Several weeks ago MarkMail, a project sponsored and run by Mark Logic, started indexing the KDE mailinglist archives. After about a week of hard work, the KDE archives are now directly searchable from MarkMail. Besides interesting analytics, this brings some powerful search capabilities to the table. Read on for a short interview with Jason Hunter who was responsible for engineering on the project.
Hi Jason! Could you give a little introduction of yourself and Mark Logic?
Hi, KDE! I'm a Silicon Valley hacker. I've been working at Mark Logic for about 5 years now, since the days it was an early startup. We sell MarkLogic Server, a special-purpose database built for content (where "content" is the stuff that's textual, hierarchical, irregular, and not often regularly repeating - like books, articles, and presentations). We use XML as our native data type instead of tables, and pride ourselves on performing very well at high scale.
Until about a year ago I worked with our customers to help them write content apps. I had the idea that we could use the core server to build a public email archive repository, using some of the product features to push the envelope of what people had done before with email archives. That's where MarkMail came from. We started with 4,000,000 emails from the Apache Software Foundation mailing lists.
I've been involved with open source for a long time, leading JDOM and participating as a member of the Apache Software Foundation, so it felt natural to put MarkMail to work initially on the problem of getting more value from open source mailing lists.
Why did you decide to grab the KDE mailinglists?
Cornelius Schumacher started the ball rolling when he asked if we could load the KDE lists. OK, that's not quite true. We have a long list of communities whose lists we hope to load, and KDE was actually on that list since the very beginning. It's just that one day in April we heard from Cornelius, and the next day received a separate request from Adriaan de Groot. That popped KDE to the top of the priority list.
The KDE mailinglists aren't the largest you have at MarkMail, but they sure aren't small. Did that pose any problems?
Yes, KDE is Big. At current count there's 2.7 million KDE emails. Hosting those emails isn't an issue (we're designed to scale to hundreds of millions) but we had to work hard to gather clean historical archives. We have one person on the MarkMail team dedicated only to this (we like to call him an email archaeologist. I'm not sure he's happy about that nickname).
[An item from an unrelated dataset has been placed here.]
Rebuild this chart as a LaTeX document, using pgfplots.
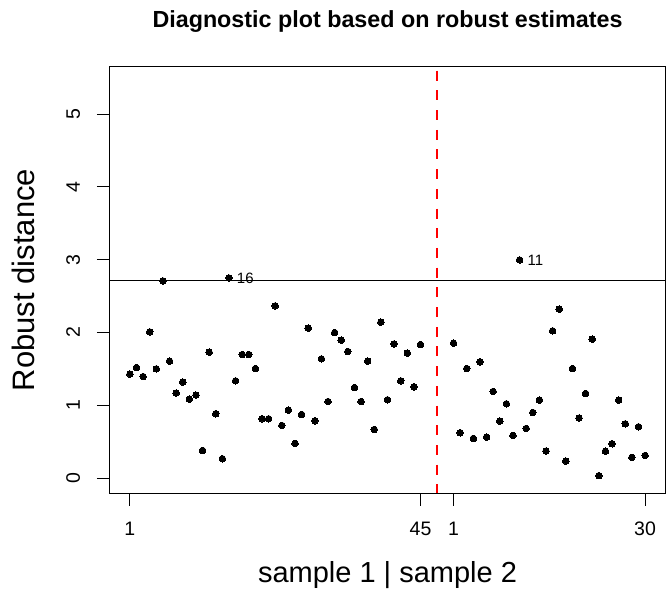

Why the challenge? Well the most authoritative archives for KDE were the web-based Pipermail archives (I'm using past tense because I'd like to think that today the most authoritative archives are in MarkMail). Pipermail exposes a set of "mbox" files for each archived list. Very handy. The mbox file format is a classic storage format for email and a format from which we can readily load. But as we found out, the mbox files aren't really mbox and there was a lot of post-processing we had to do. Some examples:
There are more examples, but I don't need to bore you. I should make clear it's nothing special with KDE or even with Pipermail. Turns out if you load a couple million emails you'll see at least one example of almost every problem that's ever existed. It's the same for every community, just with different challenges.
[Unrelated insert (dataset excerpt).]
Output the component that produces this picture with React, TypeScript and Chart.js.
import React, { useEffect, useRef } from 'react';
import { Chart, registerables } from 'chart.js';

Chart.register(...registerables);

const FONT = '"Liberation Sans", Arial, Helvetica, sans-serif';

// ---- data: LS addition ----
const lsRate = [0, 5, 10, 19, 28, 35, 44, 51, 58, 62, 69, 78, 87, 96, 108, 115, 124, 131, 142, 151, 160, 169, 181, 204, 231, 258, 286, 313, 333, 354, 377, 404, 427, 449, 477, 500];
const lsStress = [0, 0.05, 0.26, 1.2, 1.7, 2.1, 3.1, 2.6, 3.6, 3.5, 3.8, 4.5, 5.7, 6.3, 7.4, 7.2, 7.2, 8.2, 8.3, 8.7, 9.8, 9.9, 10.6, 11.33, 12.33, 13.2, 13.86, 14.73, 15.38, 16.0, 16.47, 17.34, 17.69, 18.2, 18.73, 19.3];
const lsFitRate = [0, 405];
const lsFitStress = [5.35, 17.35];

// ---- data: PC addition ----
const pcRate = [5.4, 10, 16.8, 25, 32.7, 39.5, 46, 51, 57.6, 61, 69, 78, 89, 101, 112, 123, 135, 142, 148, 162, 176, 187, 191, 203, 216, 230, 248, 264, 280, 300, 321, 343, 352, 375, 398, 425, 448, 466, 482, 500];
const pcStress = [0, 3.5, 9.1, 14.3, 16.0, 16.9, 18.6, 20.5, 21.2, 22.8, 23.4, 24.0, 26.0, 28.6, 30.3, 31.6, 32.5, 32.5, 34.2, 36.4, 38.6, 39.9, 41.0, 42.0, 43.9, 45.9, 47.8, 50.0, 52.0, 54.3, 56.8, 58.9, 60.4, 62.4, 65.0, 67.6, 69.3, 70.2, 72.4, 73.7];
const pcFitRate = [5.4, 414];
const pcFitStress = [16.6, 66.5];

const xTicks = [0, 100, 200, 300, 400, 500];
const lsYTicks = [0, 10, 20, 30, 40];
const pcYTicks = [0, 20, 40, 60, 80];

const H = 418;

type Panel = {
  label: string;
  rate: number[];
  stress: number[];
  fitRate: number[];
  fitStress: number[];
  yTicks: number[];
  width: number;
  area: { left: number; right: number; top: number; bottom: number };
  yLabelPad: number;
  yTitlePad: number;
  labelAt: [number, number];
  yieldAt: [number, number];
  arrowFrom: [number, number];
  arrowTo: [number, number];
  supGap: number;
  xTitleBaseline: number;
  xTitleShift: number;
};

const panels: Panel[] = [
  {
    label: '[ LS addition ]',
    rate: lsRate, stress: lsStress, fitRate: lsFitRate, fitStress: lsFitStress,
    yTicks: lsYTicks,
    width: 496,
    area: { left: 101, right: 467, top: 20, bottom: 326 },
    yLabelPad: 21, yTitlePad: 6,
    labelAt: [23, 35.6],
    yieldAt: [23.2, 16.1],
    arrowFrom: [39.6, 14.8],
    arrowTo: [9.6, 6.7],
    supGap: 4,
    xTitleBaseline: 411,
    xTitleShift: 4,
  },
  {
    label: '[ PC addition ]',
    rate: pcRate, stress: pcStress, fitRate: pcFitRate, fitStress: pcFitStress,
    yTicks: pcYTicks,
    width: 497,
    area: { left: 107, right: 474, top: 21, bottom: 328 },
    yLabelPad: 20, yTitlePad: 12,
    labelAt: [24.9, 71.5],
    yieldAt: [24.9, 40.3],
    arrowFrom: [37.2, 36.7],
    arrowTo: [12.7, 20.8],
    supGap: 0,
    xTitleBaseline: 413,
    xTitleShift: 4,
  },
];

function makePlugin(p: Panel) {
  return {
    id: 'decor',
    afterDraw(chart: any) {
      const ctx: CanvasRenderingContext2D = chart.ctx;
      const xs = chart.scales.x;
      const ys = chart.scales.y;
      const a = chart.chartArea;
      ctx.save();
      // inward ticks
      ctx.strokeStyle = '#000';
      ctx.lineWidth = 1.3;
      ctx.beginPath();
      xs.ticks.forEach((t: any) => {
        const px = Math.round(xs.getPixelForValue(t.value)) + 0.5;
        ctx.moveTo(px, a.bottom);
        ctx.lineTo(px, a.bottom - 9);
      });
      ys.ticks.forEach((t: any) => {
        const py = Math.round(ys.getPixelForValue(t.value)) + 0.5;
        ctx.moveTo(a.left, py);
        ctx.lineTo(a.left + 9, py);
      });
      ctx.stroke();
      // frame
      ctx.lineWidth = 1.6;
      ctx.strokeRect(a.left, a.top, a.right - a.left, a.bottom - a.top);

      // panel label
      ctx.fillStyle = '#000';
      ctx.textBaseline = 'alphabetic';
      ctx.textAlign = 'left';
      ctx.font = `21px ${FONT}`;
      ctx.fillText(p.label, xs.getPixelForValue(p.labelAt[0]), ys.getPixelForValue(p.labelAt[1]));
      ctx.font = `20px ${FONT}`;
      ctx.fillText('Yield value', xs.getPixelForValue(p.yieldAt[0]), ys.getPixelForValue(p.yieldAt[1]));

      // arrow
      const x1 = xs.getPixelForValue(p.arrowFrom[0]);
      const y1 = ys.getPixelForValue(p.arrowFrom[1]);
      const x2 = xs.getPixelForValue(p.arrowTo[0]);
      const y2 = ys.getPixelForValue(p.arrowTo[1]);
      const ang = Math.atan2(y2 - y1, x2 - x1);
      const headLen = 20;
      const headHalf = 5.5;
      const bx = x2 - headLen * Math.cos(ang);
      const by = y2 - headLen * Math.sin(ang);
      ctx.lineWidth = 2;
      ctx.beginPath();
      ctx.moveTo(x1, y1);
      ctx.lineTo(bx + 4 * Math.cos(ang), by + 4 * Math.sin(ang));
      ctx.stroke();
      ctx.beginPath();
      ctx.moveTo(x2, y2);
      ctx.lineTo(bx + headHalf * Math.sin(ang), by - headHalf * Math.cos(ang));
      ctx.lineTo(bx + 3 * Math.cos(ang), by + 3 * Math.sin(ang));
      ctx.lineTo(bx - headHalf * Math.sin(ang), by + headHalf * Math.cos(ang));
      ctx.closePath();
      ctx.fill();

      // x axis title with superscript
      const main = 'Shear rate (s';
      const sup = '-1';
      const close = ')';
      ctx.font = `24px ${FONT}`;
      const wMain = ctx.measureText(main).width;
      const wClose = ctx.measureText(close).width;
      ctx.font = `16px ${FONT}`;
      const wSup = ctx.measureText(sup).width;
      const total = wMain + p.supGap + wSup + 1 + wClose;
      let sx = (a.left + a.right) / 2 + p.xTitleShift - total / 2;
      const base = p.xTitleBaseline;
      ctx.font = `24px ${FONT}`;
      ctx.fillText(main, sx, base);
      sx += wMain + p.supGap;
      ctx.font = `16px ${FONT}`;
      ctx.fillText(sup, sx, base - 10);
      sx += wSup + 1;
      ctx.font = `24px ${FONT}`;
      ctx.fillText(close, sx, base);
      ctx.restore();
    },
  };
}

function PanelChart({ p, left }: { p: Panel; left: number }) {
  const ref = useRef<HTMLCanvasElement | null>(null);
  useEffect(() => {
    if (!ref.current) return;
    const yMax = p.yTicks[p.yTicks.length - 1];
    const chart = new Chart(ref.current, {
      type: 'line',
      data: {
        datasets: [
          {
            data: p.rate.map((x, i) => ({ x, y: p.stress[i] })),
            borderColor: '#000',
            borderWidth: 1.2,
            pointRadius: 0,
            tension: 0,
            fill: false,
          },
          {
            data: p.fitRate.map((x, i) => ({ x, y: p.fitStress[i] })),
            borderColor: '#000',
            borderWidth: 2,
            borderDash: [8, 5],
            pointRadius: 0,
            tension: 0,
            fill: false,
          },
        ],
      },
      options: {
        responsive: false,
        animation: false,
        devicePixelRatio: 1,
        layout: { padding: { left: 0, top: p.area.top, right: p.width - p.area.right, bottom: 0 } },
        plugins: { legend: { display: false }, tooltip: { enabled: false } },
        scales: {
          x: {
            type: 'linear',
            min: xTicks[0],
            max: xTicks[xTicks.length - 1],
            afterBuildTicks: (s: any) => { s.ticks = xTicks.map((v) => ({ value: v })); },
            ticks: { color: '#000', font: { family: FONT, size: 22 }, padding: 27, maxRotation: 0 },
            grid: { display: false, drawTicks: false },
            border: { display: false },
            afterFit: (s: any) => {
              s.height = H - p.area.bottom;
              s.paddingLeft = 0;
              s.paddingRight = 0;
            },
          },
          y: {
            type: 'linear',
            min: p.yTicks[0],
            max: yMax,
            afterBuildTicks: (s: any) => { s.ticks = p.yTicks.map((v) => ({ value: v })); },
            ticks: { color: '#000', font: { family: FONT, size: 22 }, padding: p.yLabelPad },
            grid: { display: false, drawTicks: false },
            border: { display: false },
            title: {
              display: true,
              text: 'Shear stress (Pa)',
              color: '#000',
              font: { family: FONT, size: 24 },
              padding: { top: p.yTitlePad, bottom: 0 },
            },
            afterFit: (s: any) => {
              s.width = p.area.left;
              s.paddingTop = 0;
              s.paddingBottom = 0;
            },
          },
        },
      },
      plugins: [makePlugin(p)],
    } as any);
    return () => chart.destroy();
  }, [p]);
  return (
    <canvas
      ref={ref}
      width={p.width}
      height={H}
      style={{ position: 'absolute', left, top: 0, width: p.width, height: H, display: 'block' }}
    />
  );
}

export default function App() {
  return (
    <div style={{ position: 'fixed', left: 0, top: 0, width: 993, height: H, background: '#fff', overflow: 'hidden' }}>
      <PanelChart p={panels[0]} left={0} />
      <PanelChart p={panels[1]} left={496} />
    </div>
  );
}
You mentioned pushing the envelope. Can you give an example of that?
Sure, here's a good example: When you do a search, besides getting the top 10 most relevant emails, you see lots of analytics. You see a histogram chart showing the number of messages matching your query each month across time. With it you can watch trends for lists, people, ideas, or any combination. Every query also shows the top senders, lists, attachment types, and message types for the messages matching the query. You can learn who's an expert on a topic, on what lists something is being discussed, which people are most involved on lists, and so on. By dragging across bars on the graph you can limit the view to just a particular time period. You can also click on any person's name or list name to limit the search. It's convenient to start with a simple query and refine interactively.
We've also strived to make the site easy to navigate. You can hit "n" and "p" to go to the next and previous search results. To move up and down the thread view you hit "j" and "k" (a homage to vim users). If you find an attachment (search for ext:pdf) you can view it inline in your browser.
Oh, and here's a little-known tip. If your screen is sufficiently wide, we give you all three panes (analytics, results, messages) at once. If not, you get the "slide".
Do you have any tips for the KDE community to take advantage of the available capabilities in MarkMail?
The first thing to remember is that you can limit your view to KDE-related mails by going to kde.markmail.org. The use of a subdomain adds an implicit constraint to all your queries.
Another is that you can do negations. For example, KDE has a huge number of automated emails generated by bug reports and code check-ins. You can search without those by adding -type:bugs -type:checkins. For example: http://kde.markmail.org/search/?q=-type%3Abugs+-type%3Acheckins
Thank you very much, Jason, both for the work Mark Logic and you've been doing, and of course for granting this interview!